2) La protection de la Belfius Art Collection est garantie par une modification des statuts de la banque. L’exercice éventuel d’un droit de préemption a été intégré dans la réglementation existante concernant les Pièces maîtresses en Communauté flamande ou dans des réglementations similaires en Communauté française.

3) Des concertations ont eu lieu avec le Comité ministériel des Affaires culturelles, au sein duquel toutes les régions sont représentées. Elles ont coordonné les travaux préparatoires à l’adaptation des statuts de la banque pour ancrer et sécuriser la Collection.

4) L’ancrage de la Collection en Belgique est garanti par les dispositions des statuts de la banque.

5) Il n'existe pas d'évaluation formelle de la Belfius Art Collection. L’évaluation de la Belfius Art Collection est un processus très difficile et complexe, entraînant un coût substantiel. Compte tenu de la taille de la Collection et de la multitude de lieux où elle est exposée et/ou stockée, un tel processus implique le déballage, le transport, la vérification, l'évaluation, etc. de toutes les œuvres. En outre, on estime à un an la durée moyenne de réalisation d'une évaluation. Pour l’instant, une évaluation n’est pas encore planifiée compte tenu des constructions de protection prévues pour la Collection. S'il faut procéder à une évaluation à un moment donné, cela n’aura de sens que si la Belfius Art Collection est examinée par au moins deux institutions respectées et de préférence également par une partie connaissant l’art belge.

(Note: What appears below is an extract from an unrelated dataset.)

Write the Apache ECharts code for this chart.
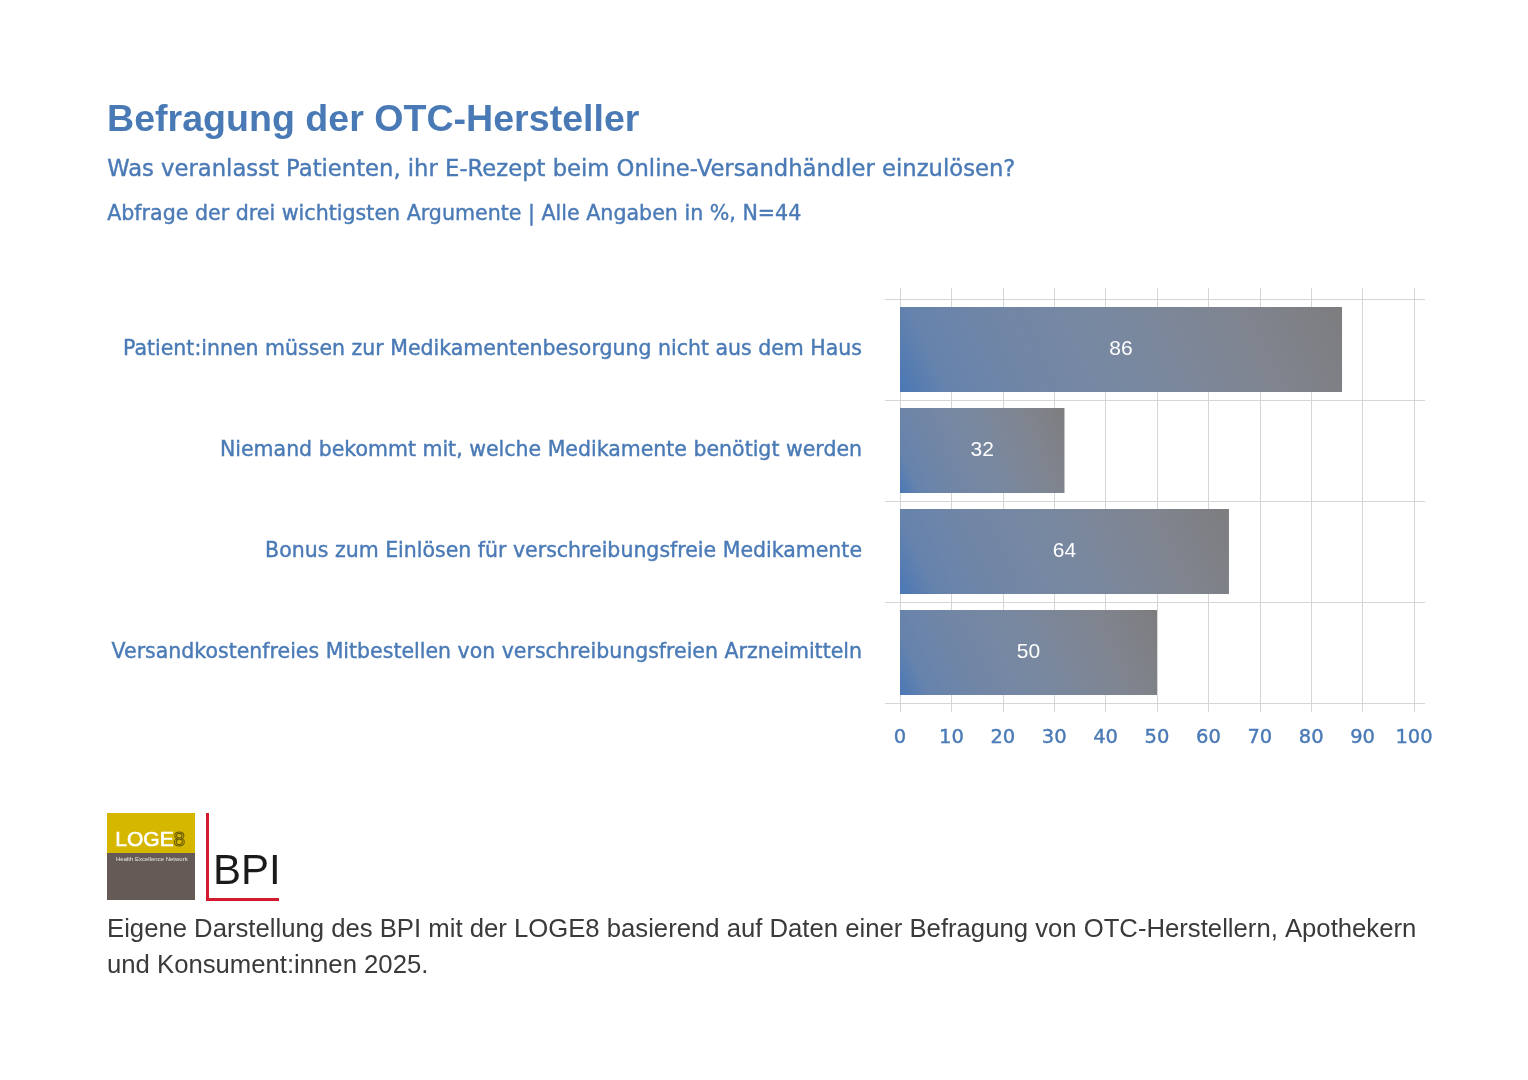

6) Voir la réponse à la question 5.

7) La Belfius Art Collection reste la propriété de la banque, car la modification des statuts apporte toutes les garanties et les instruments nécessaires sont prévus pour ancrer la Collection en Belgique en cas de privatisation partielle.

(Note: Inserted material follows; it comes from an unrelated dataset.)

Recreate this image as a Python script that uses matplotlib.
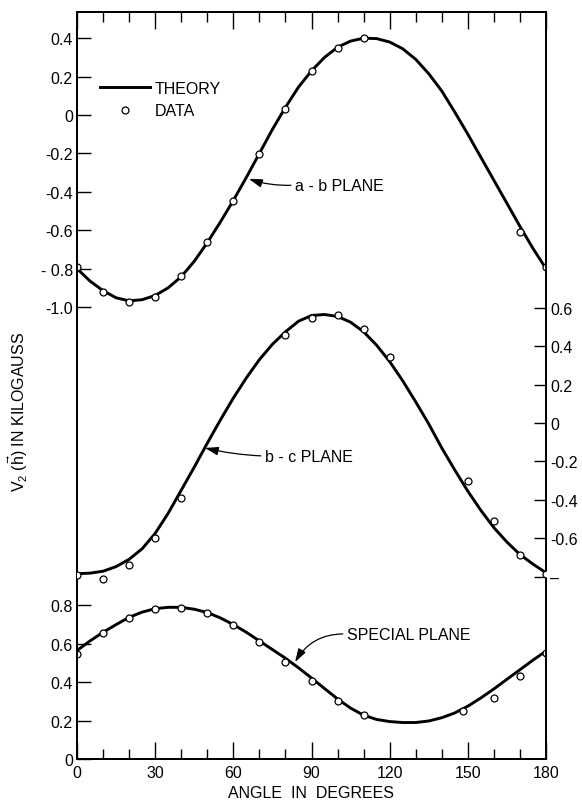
import numpy as np
import matplotlib
matplotlib.use("Agg")
import matplotlib.pyplot as plt
from matplotlib.lines import Line2D
from matplotlib.ticker import MultipleLocator, FixedLocator, FixedFormatter

# theory curves, read every 5 degrees
theta = np.arange(0, 181, 5)
ab_theory = [-0.80, -0.865, -0.915, -0.952, -0.968, -0.962, -0.94, -0.90, -0.842, -0.762,
             -0.665, -0.558, -0.445, -0.325, -0.20, -0.075, 0.04, 0.145, 0.23, 0.30,
             0.353, 0.385, 0.40, 0.398, 0.38, 0.345, 0.29, 0.215, 0.125, 0.015,
             -0.10, -0.22, -0.34, -0.46, -0.58, -0.695, -0.80]
bc_theory = [-0.785, -0.782, -0.772, -0.748, -0.71, -0.655, -0.575, -0.47, -0.35, -0.23,
             -0.105, 0.015, 0.13, 0.235, 0.33, 0.41, 0.475, 0.53, 0.56, 0.565,
             0.555, 0.525, 0.475, 0.405, 0.32, 0.22, 0.11, -0.005, -0.13, -0.245,
             -0.355, -0.455, -0.545, -0.62, -0.685, -0.735, -0.78]
sp_theory = [0.565, 0.615, 0.66, 0.70, 0.738, 0.765, 0.783, 0.79, 0.79, 0.78,
             0.763, 0.735, 0.70, 0.66, 0.615, 0.57, 0.525, 0.475, 0.422, 0.367,
             0.313, 0.265, 0.228, 0.206, 0.195, 0.19, 0.19, 0.198, 0.215, 0.24,
             0.275, 0.318, 0.365, 0.415, 0.465, 0.515, 0.562]

# measured points
ab_angle = [0, 10, 20, 30, 40, 50, 60, 70, 80, 90, 100, 110, 170, 180]
ab_data = [-0.79, -0.92, -0.975, -0.95, -0.84, -0.663, -0.45, -0.203, 0.03, 0.23,
           0.35, 0.40, -0.61, -0.79]
bc_angle = [0, 10, 20, 30, 40, 80, 90, 100, 110, 120, 150, 160, 170, 180]
bc_data = [-0.79, -0.815, -0.74, -0.60, -0.39, 0.458, 0.545, 0.562, 0.49, 0.345,
           -0.30, -0.51, -0.69, -0.785]
sp_angle = [0, 10, 20, 30, 40, 50, 60, 70, 80, 90, 100, 110, 148, 160, 170, 180]
sp_data = [0.547, 0.656, 0.734, 0.78, 0.786, 0.76, 0.70, 0.61, 0.507, 0.408,
           0.30, 0.231, 0.248, 0.32, 0.43, 0.55]

ab_ticks = [-1.0, -0.8, -0.6, -0.4, -0.2, 0, 0.2, 0.4]
ab_labels = ["-1.0", "- 0.8", "-0.6", "-0.4", "-0.2", "0", "0.2", "0.4"]
bc_ticks = [-0.8, -0.6, -0.4, -0.2, 0, 0.2, 0.4, 0.6]
bc_labels = ["\u2013", "-0.6", "-0.4", "-0.2", "0", "0.2", "0.4", "0.6"]
sp_ticks = [0, 0.2, 0.4, 0.6, 0.8]
sp_labels = ["0", "0.2", "0.4", "0.6", "0.8"]

plt.rcParams['font.family'] = ['Liberation Sans', 'DejaVu Sans']
plt.rcParams['font.size'] = 11.5
plt.rcParams['mathtext.fontset'] = 'custom'
plt.rcParams['mathtext.rm'] = 'Liberation Sans'
plt.rcParams['mathtext.it'] = 'Liberation Sans'
plt.rcParams['mathtext.default'] = 'regular'

W, H = 582, 803
fig = plt.figure(figsize=(W / 100, H / 100), dpi=100)
ax = fig.add_axes([77 / W, 43 / H, 469 / W, 747 / H])
ax_ab = ax.twinx()
ax_bc = ax.twinx()

# all three curves share one vertical scale (192 px per kG), just shifted
px = 192.0
ax.set_ylim(0, 747 / px)
ax_ab.set_ylim(-(760 - 116) / px, (116 - 13) / px)
ax_bc.set_ylim(-(760 - 424) / px, (424 - 13) / px)
ax.set_xlim(0, 180)

lw = 2.1
mk = dict(ls='none', marker='o', ms=5, mfc='white', mec='black', mew=0.9, zorder=5)
ax_ab.plot(theta, ab_theory, color='black', lw=lw, solid_joinstyle='round')
ax_ab.plot(ab_angle, ab_data, **mk)
ax_bc.plot(theta, bc_theory, color='black', lw=lw, solid_joinstyle='round')
ax_bc.plot(bc_angle, bc_data, **mk)
ax.plot(theta, sp_theory, color='black', lw=lw, solid_joinstyle='round')
ax.plot(sp_angle, sp_data, **mk)

ax.xaxis.set_major_locator(MultipleLocator(30))
ax.xaxis.set_minor_locator(MultipleLocator(10))
ax.tick_params(axis='x', which='both', direction='in', top=True, bottom=True, width=1, pad=4)
ax.tick_params(axis='x', which='major', length=12)
ax.tick_params(axis='x', which='minor', length=7)

ax.yaxis.set_major_locator(FixedLocator(sp_ticks))
ax.yaxis.set_major_formatter(FixedFormatter(sp_labels))
ax.tick_params(axis='y', direction='in', length=10, width=1, left=True, right=False, pad=3)

ax_ab.yaxis.tick_left()
ax_ab.yaxis.set_major_locator(FixedLocator(ab_ticks))
ax_ab.yaxis.set_major_formatter(FixedFormatter(ab_labels))
ax_ab.tick_params(axis='y', direction='in', length=10, width=1, pad=3)

ax_bc.yaxis.set_major_locator(FixedLocator(bc_ticks))
ax_bc.yaxis.set_major_formatter(FixedFormatter(bc_labels))
ax_bc.tick_params(axis='y', direction='in', length=8.5, width=1, pad=3)

for a in (ax, ax_ab, ax_bc):
    for s in a.spines.values():
        s.set_linewidth(1.3)

ax.set_xlabel("ANGLE  IN  DEGREES", labelpad=4)
fig.text(18 / W, 1 - 412 / H, r"V$_2$ ($\vec{h}$) IN KILOGAUSS", rotation=90,
         ha='center', va='center')

# legend
handles = [Line2D([], [], color='black', lw=lw),
           Line2D([], [], ls='none', marker='o', ms=5, mfc='white', mec='black', mew=0.9)]
fig.legend(handles, ["THEORY", "DATA"], loc='upper left',
           bbox_to_anchor=(100 / W, 1 - 82 / H), frameon=False, borderpad=0,
           borderaxespad=0, handlelength=3.1, handletextpad=0.35, labelspacing=0.45)

arrow = dict(arrowstyle='-|>,head_length=0.7,head_width=0.22', color='black', lw=0.9,
             shrinkA=1, shrinkB=0, relpos=(0, 0.5))
ax_ab.annotate("a - b PLANE", xy=(66, -0.333), xytext=(83.7, -0.365),
               ha='left', va='center',
               arrowprops=dict(arrow, connectionstyle='arc3,rad=-0.1'))
ax_bc.annotate("b - c PLANE", xy=(49.1, -0.13), xytext=(72.1, -0.172),
               ha='left', va='center',
               arrowprops=dict(arrow, connectionstyle='arc3,rad=-0.05'))
ax.annotate("SPECIAL PLANE", xy=(83.7, 0.505), xytext=(103.6, 0.651),
            ha='left', va='center',
            arrowprops=dict(arrow, connectionstyle='arc3,rad=0.3'))

fig.savefig("out.png", dpi=100)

8) Oui, puisque la Collection reste la propriété de la banque et que toutes les garanties d’ancrage sont prévues par les statuts, chaque actionnaire de la banque est, à proprement parler, un petit copropriétaire de la Collection, tout en respectant les dispositions suivantes des statuts : la gestion active de la Collection, la stratégie visant à continuer d'investir dans l'achat d'art belge et à rendre les œuvres de la Collection le plus possible accessibles au public par le biais de prêts et de ses propres expositions. Une clause a été intégrée qui nécessite une majorité spéciale pour toute modification en vertu de laquelle  l’accord du gouvernement est requis tant qu'il conserve 5% des actions de Belfius. En fonction de l'évolution future de Belfius à la suite de laquelle le gouvernement diminuerait considérablement sa participation, il serait encore possible de procéder à la création d'une Fondation. Cela est également prévu dans les statuts. Cependant, cette solution s'avère être moins favorable, car elle présente de nombreuses conséquences en termes de financement du fonctionnement de la Fondation et de la Collection, qui dans ce cas ne pourra plus être maintenu dans le budget de la banque.